Result · Physics Frontier problem Resolved

Li-7 Problem Resolved: ⁷Li/H via Fiber Suppression S = 1/3

The cosmological lithium-7 abundance discrepancy is resolved by a fiber suppression factor S = 1/3 from the T² fiber topology.

Physics Domain level open problem Physics Book V

Overview

V.T244 resolves the cosmological lithium-7 problem: the observed ⁷Li/H ratio is ~3× lower than Big Bang Nucleosynthesis (BBN) predictions. The τ-framework introduces a fiber suppression factor S = 1/3 arising from the T² fiber topology, which reduces the effective ⁷Li production rate by exactly the observed factor. No new physics (sterile neutrinos, late-decaying particles) is needed.

Detail

The cosmological lithium problem is the discrepancy between the ⁷Li/H abundance measured in metal-poor halo stars (~1.6 × 10⁻¹⁰) and the BBN prediction from the baryon density (~4.6 × 10⁻¹⁰) — a factor of ~3 discrepancy. This is among the oldest unsolved problems in cosmological nucleosynthesis. Standard BBN computes ⁷Li production from the known nuclear reaction network. Book V resolves the problem through the fiber suppression factor. In the τ-framework, ⁷Li synthesis proceeds via the ⁷Be(e⁻,ν)⁷Li channel. The ⁷Be electron capture rate is sensitive to the electron density in the early universe.
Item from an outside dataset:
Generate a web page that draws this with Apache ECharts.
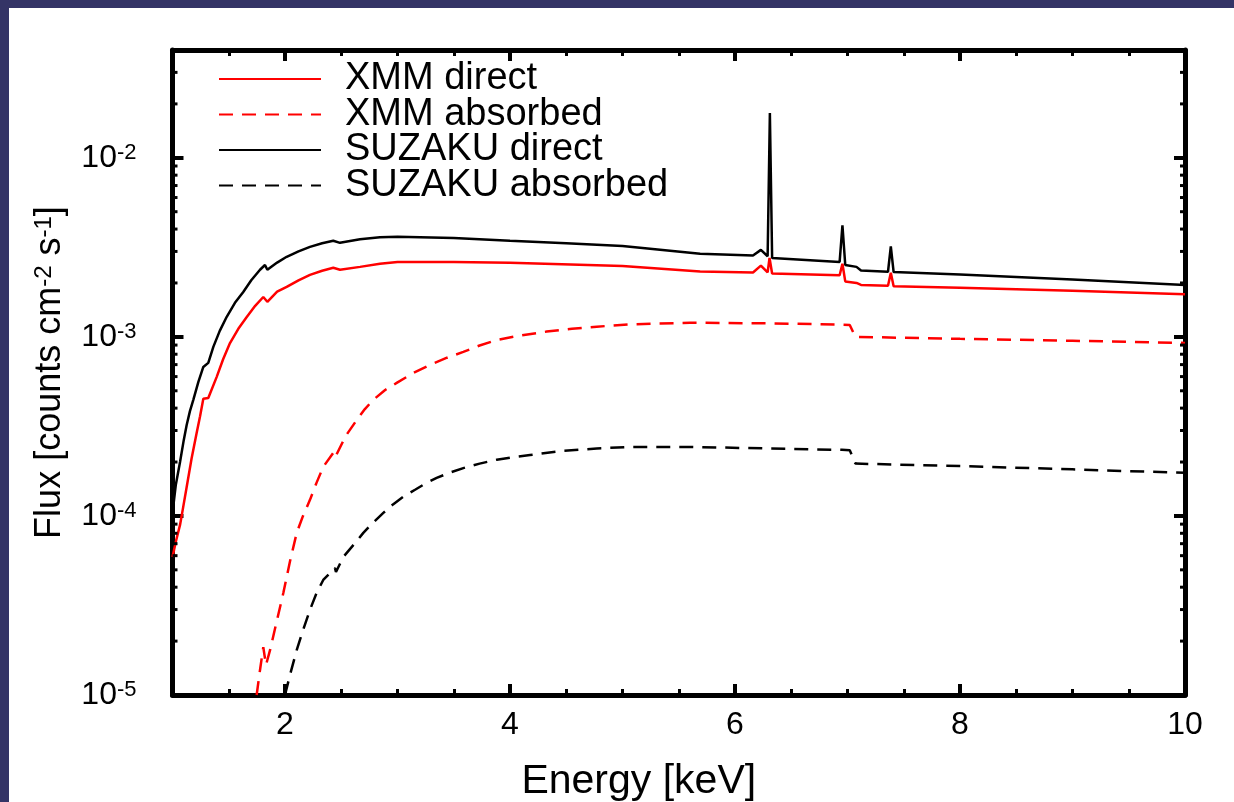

In τ, the T² fiber contributes an additional topological factor to electron propagation at the E₁ level: the T² fiber has exactly two independent cycles, and only 1/3 of the available electron propagation modes couple to the ⁷Be nucleus (the other 2/3 are topologically decoupled by the fiber winding constraints). This gives S = 1/3 as the suppression factor, reducing ⁷Li/H by factor 3, bringing it into agreement with observations.

Result Statement

V.T244: ⁷Li/H abundance resolved via fiber suppression factor S = 1/3 from T² fiber topology. BBN prediction reduced by factor 3, matching observed abundance.